Lines of data:
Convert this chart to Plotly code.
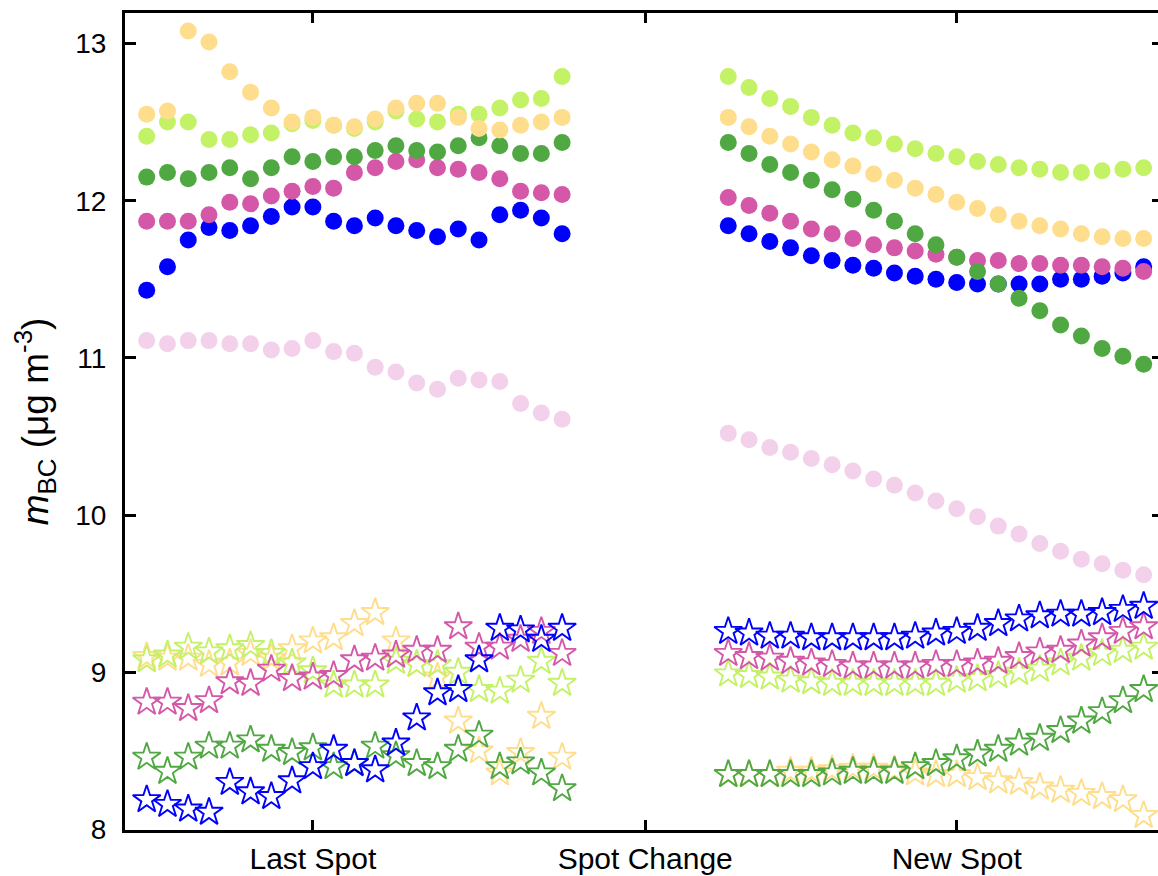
import plotly.graph_objects as go

# x positions (sample index) for the two measurement windows
x_last = list(range(0, 21))
x_new = list(range(28, 49))
tick_vals = [8, 24, 39]
tick_text = ["Last Spot", "Spot Change", "New Spot"]
y_ticks = [8, 9, 10, 11, 12, 13]

# ---- filled circles ----
blue_circ_last = [11.43, 11.58, 11.75, 11.83, 11.81, 11.84, 11.90, 11.96, 11.96, 11.87, 11.84, 11.89, 11.84, 11.81, 11.77, 11.82, 11.75, 11.91, 11.94, 11.89, 11.79]
blue_circ_new = [11.84, 11.79, 11.74, 11.70, 11.65, 11.62, 11.59, 11.57, 11.54, 11.52, 11.50, 11.48, 11.47, 11.47, 11.47, 11.47, 11.50, 11.50, 11.52, 11.54, 11.58]
mag_circ_last = [11.87, 11.87, 11.87, 11.91, 11.99, 11.98, 12.03, 12.06, 12.09, 12.08, 12.18, 12.21, 12.25, 12.26, 12.21, 12.20, 12.18, 12.14, 12.06, 12.05, 12.04]
mag_circ_new = [12.02, 11.97, 11.92, 11.87, 11.82, 11.79, 11.76, 11.72, 11.70, 11.68, 11.66, 11.64, 11.62, 11.62, 11.60, 11.60, 11.59, 11.59, 11.58, 11.57, 11.55]
dgreen_circ_last = [12.15, 12.18, 12.14, 12.18, 12.21, 12.14, 12.21, 12.28, 12.25, 12.28, 12.28, 12.32, 12.35, 12.32, 12.31, 12.35, 12.40, 12.35, 12.30, 12.30, 12.37]
dgreen_circ_new = [12.37, 12.30, 12.23, 12.18, 12.13, 12.07, 12.01, 11.94, 11.87, 11.79, 11.72, 11.64, 11.55, 11.47, 11.38, 11.30, 11.21, 11.14, 11.06, 11.01, 10.96]
lgreen_circ_last = [12.41, 12.50, 12.50, 12.39, 12.39, 12.42, 12.43, 12.49, 12.51, 12.48, 12.46, 12.50, 12.57, 12.52, 12.50, 12.55, 12.55, 12.59, 12.64, 12.65, 12.79]
lgreen_circ_new = [12.79, 12.72, 12.65, 12.60, 12.53, 12.48, 12.43, 12.40, 12.36, 12.33, 12.30, 12.28, 12.25, 12.23, 12.21, 12.20, 12.18, 12.18, 12.19, 12.20, 12.21]
orange_circ_last = [12.55, 12.57, 13.08, 13.01, 12.82, 12.69, 12.59, 12.50, 12.53, 12.48, 12.47, 12.52, 12.59, 12.62, 12.62, 12.53, 12.46, 12.45, 12.48, 12.50, 12.53]
orange_circ_new = [12.53, 12.47, 12.41, 12.36, 12.31, 12.26, 12.22, 12.17, 12.13, 12.08, 12.04, 11.99, 11.95, 11.91, 11.87, 11.84, 11.82, 11.79, 11.77, 11.76, 11.76]
pink_circ_last = [11.11, 11.09, 11.11, 11.11, 11.09, 11.09, 11.05, 11.06, 11.11, 11.04, 11.03, 10.94, 10.91, 10.84, 10.80, 10.87, 10.86, 10.85, 10.71, 10.65, 10.61]
pink_circ_new = [10.52, 10.48, 10.43, 10.40, 10.36, 10.32, 10.28, 10.23, 10.19, 10.14, 10.09, 10.04, 9.99, 9.93, 9.88, 9.82, 9.77, 9.72, 9.69, 9.65, 9.62]

# ---- open stars ----
blue_star_last = [8.19, 8.16, 8.13, 8.11, 8.30, 8.24, 8.21, 8.31, 8.40, 8.51, 8.42, 8.38, 8.55, 8.71, 8.87, 8.89, 9.08, 9.28, 9.27, 9.21, 9.28]
blue_star_new = [9.26, 9.25, 9.23, 9.23, 9.22, 9.22, 9.22, 9.22, 9.22, 9.23, 9.25, 9.26, 9.28, 9.31, 9.34, 9.36, 9.37, 9.37, 9.38, 9.40, 9.42]
mag_star_last = [8.81, 8.81, 8.77, 8.82, 8.94, 8.93, 9.02, 8.96, 8.97, 8.98, 9.08, 9.09, 9.11, 9.14, 9.14, 9.29, 9.16, 9.16, 9.21, 9.26, 9.12]
mag_star_new = [9.12, 9.10, 9.09, 9.07, 9.06, 9.05, 9.04, 9.04, 9.04, 9.04, 9.05, 9.05, 9.06, 9.07, 9.10, 9.13, 9.14, 9.18, 9.22, 9.26, 9.29]
lgreen_star_last = [9.08, 9.11, 9.16, 9.13, 9.15, 9.17, 9.12, 9.06, 9.01, 8.92, 8.92, 8.92, 9.07, 9.05, 9.05, 9.00, 8.89, 8.88, 8.95, 9.07, 8.93]
lgreen_star_new = [8.99, 8.98, 8.97, 8.95, 8.94, 8.93, 8.93, 8.93, 8.93, 8.93, 8.93, 8.95, 8.96, 8.98, 9.00, 9.02, 9.06, 9.09, 9.12, 9.14, 9.16]
dgreen_star_last = [8.46, 8.37, 8.46, 8.53, 8.53, 8.57, 8.51, 8.49, 8.52, 8.40, 8.42, 8.53, 8.47, 8.42, 8.40, 8.51, 8.60, 8.40, 8.43, 8.36, 8.26]
dgreen_star_new = [8.35, 8.35, 8.35, 8.35, 8.35, 8.36, 8.37, 8.37, 8.37, 8.40, 8.42, 8.45, 8.48, 8.51, 8.55, 8.58, 8.63, 8.69, 8.75, 8.82, 8.89]
orange_star_last = [9.10, 9.09, 9.09, 9.05, 9.06, 9.12, 9.09, 9.15, 9.20, 9.22, 9.31, 9.38, 9.20, 9.05, 8.97, 8.69, 8.50, 8.36, 8.49, 8.72, 8.46]
orange_star_new = [8.35, 8.35, 8.35, 8.37, 8.37, 8.38, 8.39, 8.39, 8.38, 8.36, 8.35, 8.35, 8.33, 8.31, 8.30, 8.27, 8.25, 8.23, 8.21, 8.19, 8.09]

BLUE = "#0000ff"
MAG = "#d457a8"
DGREEN = "#50a842"
LGREEN = "#c4f266"
ORANGE = "#fedd8c"
PINK = "#f3d1ea"

x_all = x_last + x_new
fig = go.Figure()

def circles(vals_last, vals_new, color):
    fig.add_trace(go.Scatter(x=x_all, y=vals_last + vals_new, mode="markers",
                             marker=dict(symbol="circle", size=17, color=color, line=dict(width=0)),
                             showlegend=False, hoverinfo="skip"))

def stars(vals_last, vals_new, color):
    fig.add_trace(go.Scatter(x=x_all, y=vals_last + vals_new, mode="markers",
                             marker=dict(symbol="star-open", size=21, color=color, line=dict(width=1.9, color=color)),
                             showlegend=False, hoverinfo="skip"))

circles(pink_circ_last, pink_circ_new, PINK)
circles(blue_circ_last, blue_circ_new, BLUE)
circles(mag_circ_last, mag_circ_new, MAG)
circles(dgreen_circ_last, dgreen_circ_new, DGREEN)
circles(lgreen_circ_last, lgreen_circ_new, LGREEN)
circles(orange_circ_last, orange_circ_new, ORANGE)

stars(orange_star_last, orange_star_new, ORANGE)
stars(dgreen_star_last, dgreen_star_new, DGREEN)
stars(lgreen_star_last, lgreen_star_new, LGREEN)
stars(mag_star_last, mag_star_new, MAG)
stars(blue_star_last, blue_star_new, BLUE)

# dummy trace to anchor the right-hand tick axis
fig.add_trace(go.Scatter(x=[None], y=[None], yaxis="y2", showlegend=False, hoverinfo="skip"))

FONT = "Liberation Sans, Arial, sans-serif"
fig.update_layout(
    width=1158, height=876,
    margin=dict(l=125, r=0, t=13, b=46),
    paper_bgcolor="white", plot_bgcolor="white",
    font=dict(family=FONT, size=28, color="black"),
    xaxis=dict(range=[-1.045, 48.69], tickvals=tick_vals, ticktext=tick_text,
               ticks="inside", ticklen=10, tickwidth=3, tickcolor="black",
               showline=True, linewidth=3, linecolor="black", mirror="ticks",
               showgrid=False, zeroline=False, tickfont=dict(size=30),
               ticklabelstandoff=0),
    yaxis=dict(range=[7.997, 13.194], tickvals=y_ticks,
               ticks="inside", ticklen=11, tickwidth=3, tickcolor="black",
               showline=True, linewidth=3, linecolor="black",
               showgrid=False, zeroline=False, tickfont=dict(size=28),
               ticklabelstandoff=10,
               title=dict(text="<i>m</i><sub>BC</sub> (μg m<sup>-3</sup>)",
                          font=dict(size=37), standoff=16)),
    yaxis2=dict(range=[7.997, 13.194], tickvals=y_ticks, overlaying="y", side="right",
                ticks="inside", ticklen=6, tickwidth=3, tickcolor="black",
                showticklabels=False, showline=False, showgrid=False, zeroline=False),
)

fig.write_html("out.html")
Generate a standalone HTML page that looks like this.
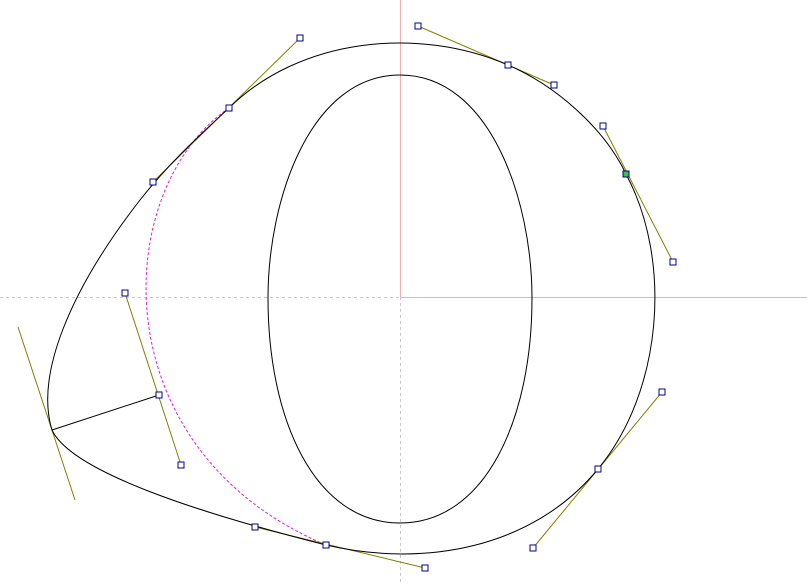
<!DOCTYPE html>
<html><head><meta charset="utf-8"><style>html,body{margin:0;padding:0;background:#fff}svg{display:block}</style></head>
<body>
<svg width="807" height="585" viewBox="0 0 807 585" xmlns="http://www.w3.org/2000/svg">
<g>
<line x1="0" y1="297.5" x2="400" y2="297.5" stroke="#c8c8c8" stroke-dasharray="3,3"/>
<line x1="400" y1="297.5" x2="807" y2="297.5" stroke="#f0b0b0"/>
<line x1="400.5" y1="0" x2="400.5" y2="297" stroke="#f0b0b0"/>
<line x1="400.5" y1="297" x2="400.5" y2="585" stroke="#c8c8c8" stroke-dasharray="3,3"/>
</g>
<path d="M229,108 C110,190 100,450 326,545" fill="none" stroke="#e020e0" stroke-dasharray="3,2"/>
<g stroke="#808000" stroke-width="1">
<line x1="153" y1="182" x2="300" y2="38"/>
<line x1="418" y1="26" x2="554" y2="85"/>
<line x1="603" y1="126" x2="673" y2="262"/>
<line x1="662" y1="392" x2="533" y2="548"/>
<line x1="255" y1="527" x2="425" y2="568"/>
<line x1="125" y1="293" x2="181" y2="465"/>
<line x1="18" y1="327" x2="75" y2="500"/>
</g>
<line x1="52" y1="430" x2="159" y2="395" stroke="#000"/>
<path d="M229,108 C300,38 418,26 508,65 C554,85 603,126 626,174 C673,262 662,392 598,469 C533,548 425,568 326,545 C255,527 75,480 52,430 C35,375 70,290 140,200 C170,162 200,135 229,108 Z" fill="none" stroke="#000"/>
<path d="M400,75 C490,75 532,200 532,298 C532,420 485,523 400,523 C315,523 268,420 268,298 C268,200 310,75 400,75 Z" fill="none" stroke="#000"/>
<g fill="#fff" stroke="#00008b">
<rect x="150" y="179" width="6" height="6"/>
<rect x="297" y="35" width="6" height="6"/>
<rect x="226" y="105" width="6" height="6"/>
<rect x="415" y="23" width="6" height="6"/>
<rect x="505" y="62" width="6" height="6"/>
<rect x="551" y="82" width="6" height="6"/>
<rect x="600" y="123" width="6" height="6"/>
<rect x="623" y="171" width="6" height="6" fill="#40c040"/>
<rect x="670" y="259" width="6" height="6"/>
<rect x="659" y="389" width="6" height="6"/>
<rect x="595" y="466" width="6" height="6"/>
<rect x="530" y="545" width="6" height="6"/>
<rect x="422" y="565" width="6" height="6"/>
<rect x="323" y="542" width="6" height="6"/>
<rect x="252" y="524" width="6" height="6"/>
<rect x="122" y="290" width="6" height="6"/>
<rect x="156" y="392" width="6" height="6"/>
<rect x="178" y="462" width="6" height="6"/>
</g>
</svg>
</body></html>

What is being asked:
Print, exactly as written, the lines above from the first one to the one containing "y_ticks = [8, 9, 10, 11, 12, 13]". Leave out pictures.

Response:
Convert this chart to Plotly code.
import plotly.graph_objects as go

# x positions (sample index) for the two measurement windows
x_last = list(range(0, 21))
x_new = list(range(28, 49))
tick_vals = [8, 24, 39]
tick_text = ["Last Spot", "Spot Change", "New Spot"]
y_ticks = [8, 9, 10, 11, 12, 13]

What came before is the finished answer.